■ **Recorded data**
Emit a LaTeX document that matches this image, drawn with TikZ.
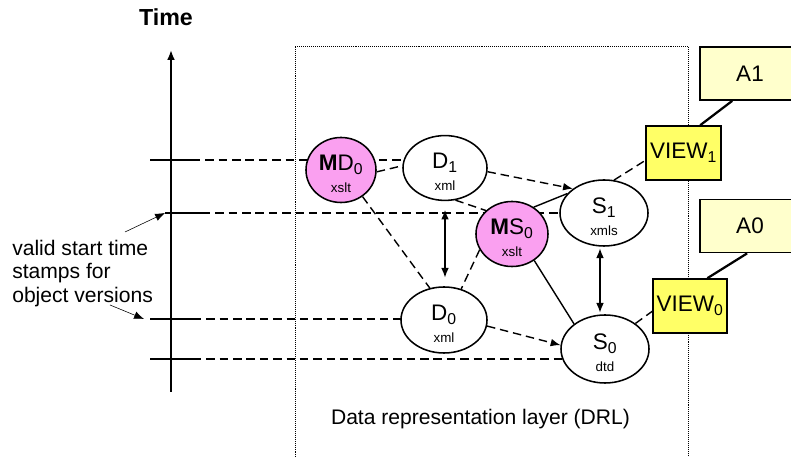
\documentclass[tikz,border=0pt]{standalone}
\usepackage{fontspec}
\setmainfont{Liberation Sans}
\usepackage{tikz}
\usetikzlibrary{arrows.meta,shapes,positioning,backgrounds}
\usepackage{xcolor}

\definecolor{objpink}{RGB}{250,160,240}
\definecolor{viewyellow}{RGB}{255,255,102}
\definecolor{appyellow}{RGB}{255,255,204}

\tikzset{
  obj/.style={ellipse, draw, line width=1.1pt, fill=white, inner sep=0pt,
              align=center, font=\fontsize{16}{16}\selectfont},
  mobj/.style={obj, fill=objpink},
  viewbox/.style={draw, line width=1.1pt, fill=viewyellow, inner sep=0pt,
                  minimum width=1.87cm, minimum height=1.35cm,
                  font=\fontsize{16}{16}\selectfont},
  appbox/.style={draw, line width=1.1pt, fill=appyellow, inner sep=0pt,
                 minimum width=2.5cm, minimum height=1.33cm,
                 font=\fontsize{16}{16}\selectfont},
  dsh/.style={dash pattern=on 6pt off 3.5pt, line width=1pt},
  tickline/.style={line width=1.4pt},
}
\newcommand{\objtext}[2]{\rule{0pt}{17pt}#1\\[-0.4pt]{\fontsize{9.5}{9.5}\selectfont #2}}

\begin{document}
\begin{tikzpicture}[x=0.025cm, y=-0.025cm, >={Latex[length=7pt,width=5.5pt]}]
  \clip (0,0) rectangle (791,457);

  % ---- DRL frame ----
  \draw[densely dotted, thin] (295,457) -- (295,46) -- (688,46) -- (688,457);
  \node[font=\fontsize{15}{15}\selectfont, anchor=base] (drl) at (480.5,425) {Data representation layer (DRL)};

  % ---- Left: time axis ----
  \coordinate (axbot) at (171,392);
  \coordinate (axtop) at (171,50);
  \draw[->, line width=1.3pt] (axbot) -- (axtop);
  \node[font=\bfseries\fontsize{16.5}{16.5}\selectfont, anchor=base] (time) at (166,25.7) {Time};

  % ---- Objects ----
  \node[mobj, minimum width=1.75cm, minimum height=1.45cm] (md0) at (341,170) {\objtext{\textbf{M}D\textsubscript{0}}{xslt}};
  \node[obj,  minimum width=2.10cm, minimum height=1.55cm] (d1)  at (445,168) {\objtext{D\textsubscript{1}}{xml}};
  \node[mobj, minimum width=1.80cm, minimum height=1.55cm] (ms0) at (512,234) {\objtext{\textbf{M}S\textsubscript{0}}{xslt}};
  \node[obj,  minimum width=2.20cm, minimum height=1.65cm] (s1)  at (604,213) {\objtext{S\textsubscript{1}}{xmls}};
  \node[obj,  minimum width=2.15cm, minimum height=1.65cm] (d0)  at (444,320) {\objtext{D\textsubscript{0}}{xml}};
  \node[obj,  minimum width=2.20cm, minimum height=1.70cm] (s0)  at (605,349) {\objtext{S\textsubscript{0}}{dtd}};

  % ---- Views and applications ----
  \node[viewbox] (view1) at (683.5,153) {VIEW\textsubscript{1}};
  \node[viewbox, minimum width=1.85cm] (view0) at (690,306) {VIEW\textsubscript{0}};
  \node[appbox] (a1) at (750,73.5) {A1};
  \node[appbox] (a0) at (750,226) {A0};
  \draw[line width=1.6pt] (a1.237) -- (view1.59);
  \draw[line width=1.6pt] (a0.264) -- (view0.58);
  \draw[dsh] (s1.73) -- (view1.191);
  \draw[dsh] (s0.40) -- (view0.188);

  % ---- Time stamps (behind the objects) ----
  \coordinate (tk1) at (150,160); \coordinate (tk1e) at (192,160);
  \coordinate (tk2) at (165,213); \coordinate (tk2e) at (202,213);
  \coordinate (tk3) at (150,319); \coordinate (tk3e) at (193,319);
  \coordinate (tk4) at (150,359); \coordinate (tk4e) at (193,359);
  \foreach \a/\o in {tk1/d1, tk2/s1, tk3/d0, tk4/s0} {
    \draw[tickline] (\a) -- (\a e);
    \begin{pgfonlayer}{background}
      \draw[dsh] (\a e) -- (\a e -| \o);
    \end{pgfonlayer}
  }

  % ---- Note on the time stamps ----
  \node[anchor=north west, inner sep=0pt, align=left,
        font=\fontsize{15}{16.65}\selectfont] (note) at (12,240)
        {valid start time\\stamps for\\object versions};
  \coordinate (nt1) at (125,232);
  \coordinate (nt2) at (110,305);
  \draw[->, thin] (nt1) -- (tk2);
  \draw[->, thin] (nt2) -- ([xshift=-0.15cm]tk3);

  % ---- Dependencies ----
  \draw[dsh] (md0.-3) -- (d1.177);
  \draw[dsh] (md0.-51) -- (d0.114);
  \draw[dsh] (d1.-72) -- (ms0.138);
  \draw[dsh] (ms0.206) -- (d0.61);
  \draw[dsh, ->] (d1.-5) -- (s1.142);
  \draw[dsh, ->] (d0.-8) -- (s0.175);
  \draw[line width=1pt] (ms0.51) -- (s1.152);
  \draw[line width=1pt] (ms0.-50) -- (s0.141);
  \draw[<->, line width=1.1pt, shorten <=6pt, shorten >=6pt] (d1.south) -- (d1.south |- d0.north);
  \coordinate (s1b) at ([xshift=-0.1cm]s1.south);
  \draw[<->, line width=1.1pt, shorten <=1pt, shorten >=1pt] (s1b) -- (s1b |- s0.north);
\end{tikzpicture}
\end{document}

■ **Set exercise**
The material above holds pictures; copy everything else in it exactly.

■ **Result for this exercise**
Emit a LaTeX document that matches this image, drawn with TikZ.
\documentclass[tikz,border=0pt]{standalone}
\usepackage{fontspec}
\setmainfont{Liberation Sans}
\usepackage{tikz}
\usetikzlibrary{arrows.meta,shapes,positioning,backgrounds}
\usepackage{xcolor}

\definecolor{objpink}{RGB}{250,160,240}
\definecolor{viewyellow}{RGB}{255,255,102}
\definecolor{appyellow}{RGB}{255,255,204}

\tikzset{
  obj/.style={ellipse, draw, line width=1.1pt, fill=white, inner sep=0pt,
              align=center, font=\fontsize{16}{16}\selectfont},
  mobj/.style={obj, fill=objpink},
  viewbox/.style={draw, line width=1.1pt, fill=viewyellow, inner sep=0pt,
                  minimum width=1.87cm, minimum height=1.35cm,
                  font=\fontsize{16}{16}\selectfont},
  appbox/.style={draw, line width=1.1pt, fill=appyellow, inner sep=0pt,
                 minimum width=2.5cm, minimum height=1.33cm,
                 font=\fontsize{16}{16}\selectfont},
  dsh/.style={dash pattern=on 6pt off 3.5pt, line width=1pt},
  tickline/.style={line width=1.4pt},
}
\newcommand{\objtext}[2]{\rule{0pt}{17pt}#1\\[-0.4pt]{\fontsize{9.5}{9.5}\selectfont #2}}

\begin{document}
\begin{tikzpicture}[x=0.025cm, y=-0.025cm, >={Latex[length=7pt,width=5.5pt]}]
  \clip (0,0) rectangle (791,457);

  % ---- DRL frame ----
  \draw[densely dotted, thin] (295,457) -- (295,46) -- (688,46) -- (688,457);
  \node[font=\fontsize{15}{15}\selectfont, anchor=base] (drl) at (480.5,425) {Data representation layer (DRL)};

  % ---- Left: time axis ----
  \coordinate (axbot) at (171,392);
  \coordinate (axtop) at (171,50);
  \draw[->, line width=1.3pt] (axbot) -- (axtop);
  \node[font=\bfseries\fontsize{16.5}{16.5}\selectfont, anchor=base] (time) at (166,25.7) {Time};

  % ---- Objects ----
  \node[mobj, minimum width=1.75cm, minimum height=1.45cm] (md0) at (341,170) {\objtext{\textbf{M}D\textsubscript{0}}{xslt}};
  \node[obj,  minimum width=2.10cm, minimum height=1.55cm] (d1)  at (445,168) {\objtext{D\textsubscript{1}}{xml}};
  \node[mobj, minimum width=1.80cm, minimum height=1.55cm] (ms0) at (512,234) {\objtext{\textbf{M}S\textsubscript{0}}{xslt}};
  \node[obj,  minimum width=2.20cm, minimum height=1.65cm] (s1)  at (604,213) {\objtext{S\textsubscript{1}}{xmls}};
  \node[obj,  minimum width=2.15cm, minimum height=1.65cm] (d0)  at (444,320) {\objtext{D\textsubscript{0}}{xml}};
  \node[obj,  minimum width=2.20cm, minimum height=1.70cm] (s0)  at (605,349) {\objtext{S\textsubscript{0}}{dtd}};

  % ---- Views and applications ----
  \node[viewbox] (view1) at (683.5,153) {VIEW\textsubscript{1}};
  \node[viewbox, minimum width=1.85cm] (view0) at (690,306) {VIEW\textsubscript{0}};
  \node[appbox] (a1) at (750,73.5) {A1};
  \node[appbox] (a0) at (750,226) {A0};
  \draw[line width=1.6pt] (a1.237) -- (view1.59);
  \draw[line width=1.6pt] (a0.264) -- (view0.58);
  \draw[dsh] (s1.73) -- (view1.191);
  \draw[dsh] (s0.40) -- (view0.188);

  % ---- Time stamps (behind the objects) ----
  \coordinate (tk1) at (150,160); \coordinate (tk1e) at (192,160);
  \coordinate (tk2) at (165,213); \coordinate (tk2e) at (202,213);
  \coordinate (tk3) at (150,319); \coordinate (tk3e) at (193,319);
  \coordinate (tk4) at (150,359); \coordinate (tk4e) at (193,359);
  \foreach \a/\o in {tk1/d1, tk2/s1, tk3/d0, tk4/s0} {
    \draw[tickline] (\a) -- (\a e);
    \begin{pgfonlayer}{background}
      \draw[dsh] (\a e) -- (\a e -| \o);
    \end{pgfonlayer}
  }

  % ---- Note on the time stamps ----
  \node[anchor=north west, inner sep=0pt, align=left,
        font=\fontsize{15}{16.65}\selectfont] (note) at (12,240)
        {valid start time\\stamps for\\object versions};
  \coordinate (nt1) at (125,232);
  \coordinate (nt2) at (110,305);
  \draw[->, thin] (nt1) -- (tk2);
  \draw[->, thin] (nt2) -- ([xshift=-0.15cm]tk3);

  % ---- Dependencies ----
  \draw[dsh] (md0.-3) -- (d1.177);
  \draw[dsh] (md0.-51) -- (d0.114);
  \draw[dsh] (d1.-72) -- (ms0.138);
  \draw[dsh] (ms0.206) -- (d0.61);
  \draw[dsh, ->] (d1.-5) -- (s1.142);
  \draw[dsh, ->] (d0.-8) -- (s0.175);
  \draw[line width=1pt] (ms0.51) -- (s1.152);
  \draw[line width=1pt] (ms0.-50) -- (s0.141);
  \draw[<->, line width=1.1pt, shorten <=6pt, shorten >=6pt] (d1.south) -- (d1.south |- d0.north);
  \coordinate (s1b) at ([xshift=-0.1cm]s1.south);
  \draw[<->, line width=1.1pt, shorten <=1pt, shorten >=1pt] (s1b) -- (s1b |- s0.north);
\end{tikzpicture}
\end{document}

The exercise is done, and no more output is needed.